There is an old German proverb that suggests: He who borrows sells his freedom. This is true in some respects. I remember growing up in a time when borrowing money and establishing credit in the process was the key to adulthood. It still is in many ways as your lives become entangled in the need for better-than-average credit scores. Credit scores have drifted into every corner of our financial lives, impacting not only the cost of our insurance but also finding your handling of your debt a precursor to getting a good paying job.

But unlike some of the borrower/sorrower quotes attributed to Benjamin Franklin, having access to money when you need it can often be just enough of a bridge to get you over short-term bumps in the road.

One of the most typical kinds of personal loans is used for home improvements. These loans are usually short-term (1-5 years) and often lent at a favorable rate (depending on the quality of your credit score). By simply proving you have a monthly income, are able to pay your bills on time and showing how you intend on using the money, these loans are relatively easy to get - even in today's economy. You might have to do your homework and possibly adjust how much you need based on your debt-to-income ratio. But of you have shown your financial accumen when it comes to using money - more specifically, other people's money, the process can often be relatively painless.

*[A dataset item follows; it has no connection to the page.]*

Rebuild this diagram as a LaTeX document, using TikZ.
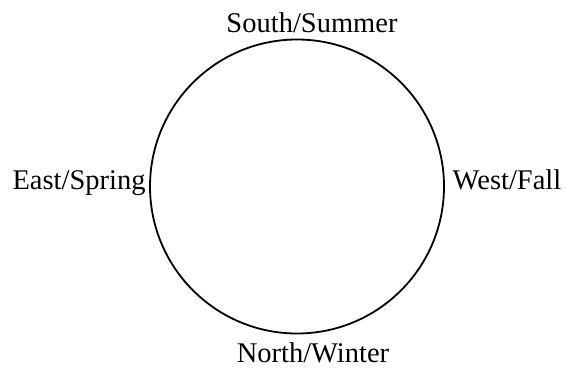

Less attractive is the emergency cash loan. These types of loans have been vilified in almost every corner of the lending market and with good reason. Most folks who use them are not as financially savvy as their cohorts with good credit, they often are not accustomed to turning to the bank or other lending institutions and because of this, are a much higher risk. But the fact remains, emergencies do and will happen. Whether you see this as a lender of last resort - and you should - depends on how the rest of your financial picture looks.

These types of loans are often incredibly short-term (as most emergencies tend to be). Someone considering them should have closely examined every avenue prior to committing to them. They need to understand that the only way these loans will work is to pay them off, in full, when they come due.

More than home improvements and emergencies, the vast majority will use borrowers to fund a break for the work-a-day world. Vacation loans are often based on your ability to pay (you must be working or receiving enough of a benefit package to pay the loan back) and can be quite tempting. This becomes a personal argument: how much do you need a break and how much are you willing to pay after-the-fact for the time away?

As with all loans, the key is to paying on time and perhaps even budgeting to pay a little towards the principal. In other words, the minimum payment the lender requires should not be the payment you are budgeting for when you decide to borrow the money. You need to budget for more. By paying some additional cash to the lender, earmarked for the principal, you will pay less in interest, be paid off sooner and be able to build a much more desirable credit score in the process.

Keep in mind, every borrowing opportunity needs to be carefully examined.